When the Ultimate Universe was conceived in 2000, Marvel was not having a good time. The company had almost gone bankrupt in 1998, and had it not been for the intervention of Joe Quesada's Marvel Knights imprint, things could've gotten very bad very quickly. This was due to a myriad of factors, including the bursting of the comic book bubble and an impenetrable 60-year continuity, but the fact remained that Marvel had lost touch with the zeitgeist.

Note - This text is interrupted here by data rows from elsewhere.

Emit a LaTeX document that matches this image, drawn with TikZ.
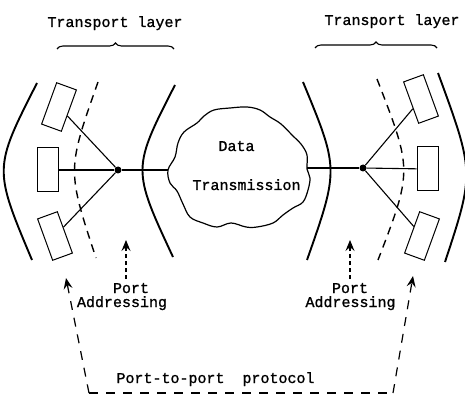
\documentclass[tikz,border=0pt]{standalone}
\usepackage{fontspec}
\setmonofont[FakeBold=1.2]{Liberation Mono}
\usetikzlibrary{arrows.meta,decorations.pathreplacing}

\begin{document}
\begin{tikzpicture}[x=1pt,y=-1pt,
  font=\ttfamily\fontsize{15}{15}\selectfont,
  term/.style={draw,line width=1pt,minimum width=21pt,minimum height=44pt,inner sep=0pt},
  hub/.style={circle,fill,inner sep=0pt,minimum size=7pt},
  lbl/.style={anchor=base,inner sep=0pt},
  wall/.style={line width=1.9pt},
  cut/.style={line width=1.4pt,dash pattern=on 8pt off 6pt},
  wire/.style={line width=1.1pt},
  aim/.style={->,line width=1.1pt,dash pattern=on 4pt off 3pt},
  proto/.style={line width=1.2pt,dash pattern=on 9pt off 8pt},
  >={Stealth[length=11pt,width=9pt,inset=4pt]}]
  \useasboundingbox (0,0) rectangle (465,395);

  % layer titles and braces
  \node[lbl] (tlL) at (115,27) {Transport layer};
  \node[lbl] (tlR) at (392,25) {Transport layer};
  \draw[line width=1.1pt,decorate,decoration={brace,amplitude=6pt}] (57,49) -- (174,49);
  \draw[line width=1.1pt,decorate,decoration={brace,amplitude=6pt}] (315,48) -- (437,48);

  % walls of each host
  \draw[wall] (37,83) .. controls (-6.5,168.5) .. (32,260);
  \draw[wall] (175,85) .. controls (132,169) .. (173,257);
  \draw[cut]  (98,82) .. controls (67,170) .. (96,258);
  \draw[wall] (438,73) .. controls (474.5,172.5) .. (445,262);
  \draw[wall] (303,82) .. controls (339,169) .. (307,260);
  \draw[cut]  (377,79) .. controls (412.5,170.5) .. (378,260);

  % terminals
  \node[term,rotate=-20] (boxLt) at (59,107) {};
  \node[term] (boxLm) at (47.5,170) {};
  \node[term,rotate=20] (boxLb) at (55,236) {};
  \node[term,rotate=20] (boxRt) at (421,99) {};
  \node[term] (boxRm) at (427.5,169) {};
  \node[term,rotate=-20] (boxRb) at (422,236) {};
  \node[hub] (hubL) at (118,170) {};
  \node[hub] (hubR) at (363,168) {};

  % network cloud
  \draw[line width=1.2pt] plot[smooth cycle,tension=0.6] coordinates {
    (168,170) (175,157) (178,143) (184,132) (197,123) (204,116) (214,110)
    (230,108) (247,107) (260,110) (270,117) (281,124) (293,136) (301,144)
    (307,155) (307,169) (310,178) (308,190) (303,202) (293,208) (283,215)
    (273,223) (257,227) (246,227) (231,223) (217,227) (203,223) (190,217)
    (183,204) (177,191) (170,183)};
  \coordinate (cloudW) at (168,170);
  \coordinate (cloudE) at (307,168);
  \node[lbl] (data) at (236.5,151) {Data};
  \node[lbl] (trans) at (246.5,190) {Transmission};

  \draw[wire] (boxLt) -- (hubL);
  \draw[wire] (boxLm) -- (hubL);
  \draw[wire] (boxLb) -- (hubL);
  \draw[wire] (hubL) -- (cloudW);
  \draw[wire] (cloudE) -- (hubR);
  \draw[wire] (hubR) -- (boxRt);
  \draw[wire] (hubR) -- (boxRm);
  \draw[wire] (hubR) -- (boxRb);

  % port addressing
  \node[lbl] (portL) at (131,293) {Port};
  \node[lbl] (addrL) at (122,307) {Addressing};
  \node[lbl] (portR) at (350,293) {Port};
  \node[lbl] (addrR) at (350.5,307) {Addressing};
  \coordinate (aimL) at (126,240);
  \coordinate (aimR) at (350,240);
  \draw[aim] (aimL |- 0,279) -- (aimL);
  \draw[aim] (aimR |- 0,279) -- (aimR);

  % port-to-port protocol
  \coordinate (tipL) at (66,278);
  \coordinate (tipR) at (413,276);
  \coordinate (pbL) at (89,393);
  \coordinate (pbR) at (393,393);
  \draw[proto,<-] (tipL) -- (pbL);
  \draw[proto,line width=2.4pt] (pbL) -- (pbR);
  \draw[proto,->] (pbR) -- (tipR);
  \node[lbl] (proto) at (215.5,383) {Port-to-port\ \ protocol};
\end{tikzpicture}
\end{document}
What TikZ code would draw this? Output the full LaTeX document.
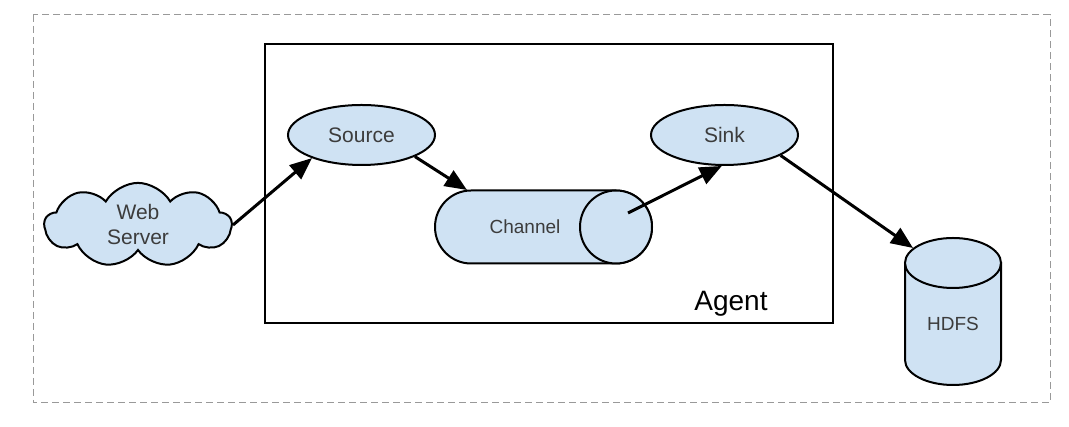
\documentclass[tikz,border=0pt]{standalone}
\usepackage{fontspec}
\setmainfont{Liberation Sans}
\usetikzlibrary{shapes.geometric,shapes.symbols,arrows.meta}
\definecolor{lblue}{HTML}{CFE2F3}
\definecolor{tgray}{HTML}{3C3C3C}
\tikzset{
  ovalnode/.style={ellipse,draw=black,line width=2pt,fill=lblue,minimum width=147pt,minimum height=60pt,inner sep=0pt,text=tgray,font=\fontsize{21}{24}\selectfont},
  shapeline/.style={draw=black,line width=2pt,fill=lblue},
  flow/.style={line width=3pt,-{Triangle[length=22pt,width=18pt]}},
  lbl/.style={text=tgray,font=\fontsize{19}{22}\selectfont,inner sep=0pt}
}
\begin{document}
\begin{tikzpicture}[x=1pt,y=1pt]
\useasboundingbox (0,0) rectangle (1069,427);
% outer dashed frame
\draw[draw=gray!80,line width=1pt,dash pattern=on 7pt off 4pt] (33,412) rectangle (1050,24);
% agent box
\draw[line width=2.5pt] (265,383) rectangle (833,104);
\node[font=\fontsize{28}{32}\selectfont,inner sep=0pt] (agent) at (731,123) {Agent};
% web server cloud
\node[cloud,cloud puffs=9,cloud puff arc=120,aspect=2.7,draw=black,line width=2pt,fill=lblue,
      minimum width=187pt,minimum height=70pt,inner sep=0pt,align=center,text=tgray,
      font=\fontsize{21}{25}\selectfont] (web) at (138,202) {Web\\Server};
% source and sink
\node[ovalnode] (source) at (361.5,292) {Source};
\node[ovalnode] (sink) at (724.5,292) {Sink};
% channel
\path[shapeline] (471,236.5) arc (90:270:36 and 36.5) -- (616,163.5) arc (-90:90:36 and 36.5) -- cycle;
\path[shapeline] (616,200) ellipse (36 and 36.5);
\node[lbl] (channel) at (525,200) {Channel};
\coordinate (chin) at (467,237);
\coordinate (chout) at (628,214);
% HDFS
\path[shapeline] (905,164) -- (905,67) arc (180:360:48 and 25) -- (1001,164) -- cycle;
\path[shapeline] (953,164) ellipse (48 and 25);
\node[lbl] (hdfs) at (953,103) {HDFS};
\coordinate (hdin) at (913,179);
% connectors
\draw[flow] (web.east) -- (source.205);
\draw[flow] (source.338) -- (chin);
\draw[flow] (chout) -- (sink.265);
\draw[flow] (sink.340) -- (hdin);
\end{tikzpicture}
\end{document}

This was where the Ultimate Universe came in. Its key architects were Quesada, Brian Bendis and Mark Millar, the latter of whom focused his efforts on reimaginings of the X-Men and Avengers respectively. It was Ultimate Spider-Man that led the charge though, with the first issue debuting to a solid critical and financial reception that would spark a 111-issue partnership between Bendis and artist Mark Bagley. (Sara Pichelli, who joined the comic after Bagley's departure, has since gone on to foster a synonymy with the character too.)
To put into context just how popular and successful Bendis' comic was, from 2000 to 2014, over 200 issues of Ultimate Spider-Man were published. This is without even counting the continuation of that series into mainstream 616 continuity with Miles Morales at the helm, but still, during that time, mainstream Spidey fell afoul of controversy and creative shakeups on a regular basis, during which the Ultimate comic continued to sell like hotcakes, and even get its own video game in 2005.
The reason for this success? Consistency. But Bendis and Bagley's understanding of what made Spidey's world so magical to begin with undoubtedly helped. Reconciling that magic in a universe tailor-made for the 21st century lent the book an authenticity its contemporaries lacked, and this its where its influence in Insomniac's game can best be felt.